Kate Hebel added a burglar alarm to her Macalester-Groveland home decades ago with her father's words ringing in her ears: "Locks only keep the honest people honest."
She has dutifully paid the $28 annual fee St. Paul charges people with alarm systems. But when she saw the city planned to more than double it to $58, she was flabbergasted. She wrote to city leaders, saying they would dissuade homeowners from adding security equipment that makes the city safer.
After receiving dozens of similar messages over the past month, the City Council opted for a lesser annual fee increase, pushing to instead make people pay more for false alarms.
Council Members Dai Thao and Dan Bostrom, who have raised different concerns about increasing alarm owners' costs, voted against the ordinance setting the annual fee at $38.
More than 98 percent of alarm calls in St. Paul last year were false or unfounded and those calls take up a lot of police time and resources, Deputy Police Chief Paul Iovino said last month. The city has not increased its alarm fee in more than a decade, Iovino said, and staff worked to come up with "as balanced an approach as we could."
Francesca Stirpe was one of many residents who said the city's initial proposal did not strike the right balance.

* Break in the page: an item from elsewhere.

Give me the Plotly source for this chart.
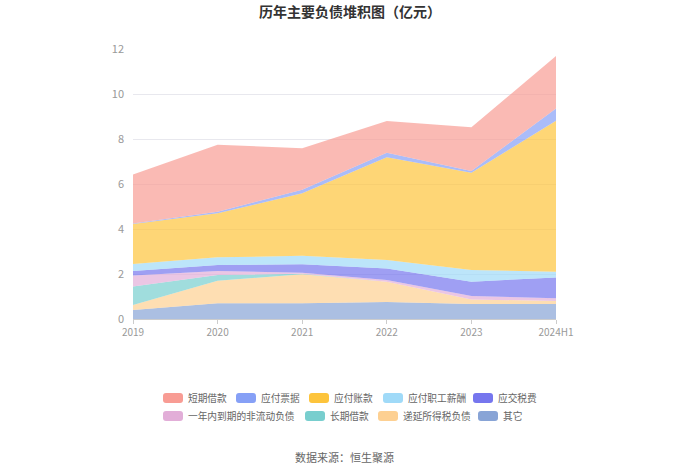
import plotly.graph_objects as go

years = ["2019", "2020", "2021", "2022", "2023", "2024H1"]

# 单位: 亿元, 从底到顶
qita = [0.40, 0.70, 0.70, 0.76, 0.67, 0.67]
diyan_shui = [0.22, 1.00, 1.29, 0.90, 0.20, 0.13]
changqi_jiekuan = [0.82, 0.26, 0.02, 0.00, 0.00, 0.00]
yinian_daoqi = [0.49, 0.17, 0.05, 0.07, 0.15, 0.12]
yingjiao_shuifei = [0.20, 0.27, 0.37, 0.52, 0.64, 0.93]
zhigong_xinchou = [0.31, 0.34, 0.38, 0.37, 0.52, 0.25]
yingfu_zhangkuan = [1.78, 1.96, 2.78, 4.57, 4.32, 6.71]
yingfu_piaoju = [0.02, 0.07, 0.15, 0.20, 0.08, 0.55]
duanqi_jiekuan = [2.18, 2.98, 1.85, 1.41, 1.94, 2.33]

# (名称, 数据, 颜色rgb)
series = [
    ("短期借款", duanqi_jiekuan, (248, 156, 148)),
    ("应付票据", yingfu_piaoju, (134, 160, 246)),
    ("应付账款", yingfu_zhangkuan, (253, 196, 60)),
    ("应付职工薪酬", zhigong_xinchou, (160, 218, 248)),
    ("应交税费", yingjiao_shuifei, (118, 118, 238)),
    ("一年内到期的非流动负债", yinian_daoqi, (226, 174, 216)),
    ("长期借款", changqi_jiekuan, (120, 206, 206)),
    ("递延所得税负债", diyan_shui, (253, 208, 146)),
    ("其它", qita, (136, 164, 214)),
]

# 图例色块左端/中线位置 (像素), 两行
legend_px = [(163, 398), (236, 398), (309, 398), (383, 398), (473, 398),
             (163, 416), (305, 416), (378, 416), (478, 416)]

L, R, T, B = 133, 144, 49, 155
W, H = 700, 474
pw, ph = W - L - R, H - T - B


def px_x(v):
    return (v - L) / pw


def px_y(v):
    return (H - B - v) / ph


def rgba(c, a):
    return f"rgba({c[0]},{c[1]},{c[2]},{a})"


fig = go.Figure()

# 堆叠从底部开始添加
for name, vals, color in reversed(series):
    fig.add_trace(go.Scatter(
        x=years, y=vals, name=name, mode="lines",
        line=dict(width=0, color=rgba(color, 0.7)),
        fill="tonexty", fillcolor=rgba(color, 0.7),
        stackgroup="one", hoverinfo="x+y+name", showlegend=False,
    ))

# 手绘图例: 圆角色块 + 文字
shapes, annotations = [], []
for (name, vals, color), (lx, ly) in zip(series, legend_px):
    x0, x1 = px_x(lx), px_x(lx + 20)
    y0, y1 = px_y(ly + 5), px_y(ly - 5)
    rx, ry = 3 / pw, 3 / ph
    path = (f"M{x0 + rx},{y0} H{x1 - rx} Q{x1},{y0} {x1},{y0 + ry} V{y1 - ry} "
            f"Q{x1},{y1} {x1 - rx},{y1} H{x0 + rx} Q{x0},{y1} {x0},{y1 - ry} "
            f"V{y0 + ry} Q{x0},{y0} {x0 + rx},{y0} Z")
    shapes.append(dict(type="path", path=path, xref="paper", yref="paper",
                       fillcolor=rgba(color, 1), line=dict(width=0)))
    annotations.append(dict(text=name, x=px_x(lx + 23), y=px_y(ly), xref="paper", yref="paper",
                            xanchor="left", yanchor="middle", showarrow=False,
                            font=dict(size=9.7, color="#666")))

annotations.append(dict(text="数据来源：恒生聚源", x=0.5, xref="paper", xanchor="center",
                        y=px_y(457), yref="paper", yanchor="middle", showarrow=False,
                        font=dict(size=11, color="#666")))

fig.update_layout(
    width=W, height=H,
    paper_bgcolor="white", plot_bgcolor="white",
    margin=dict(l=L, r=R, t=T, b=B),
    font=dict(family="Noto Sans CJK SC", color="#999"),
    title=dict(text="<b>历年主要负债堆积图（亿元）</b>", x=0.5, xanchor="center",
               y=0.985, yanchor="top", font=dict(size=14, color="#333")),
    showlegend=False,
    shapes=shapes,
    annotations=annotations,
)
fig.update_xaxes(type="category", range=[0, 5], showgrid=False,
                 showline=True, linecolor="#ccc", ticks="outside", tickcolor="#ccc",
                 ticklen=4, tickfont=dict(size=10, color="#999"))
fig.update_yaxes(range=[0, 12], dtick=2, showgrid=True, gridcolor="#e8e8ee",
                 zeroline=False, showline=False, ticks="", ticklabelstandoff=8,
                 tickfont=dict(size=11, color="#999"))

fig.write_html("out.html", config={"displayModeBar": False},
               post_script="document.body.style.margin='0px';")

Those who are causing the false alarms should pay even more, said Stirpe, who lives in the Western Hazel Park neighborhood on St. Paul's East Side.
"That means people need to be on their A game," she said, and be responsible for their system.
Residents and businesses with alarm systems have been allowed two free false alarms a year before paying $25 for the third and $50 for the fourth. The penalties continued to grow from there.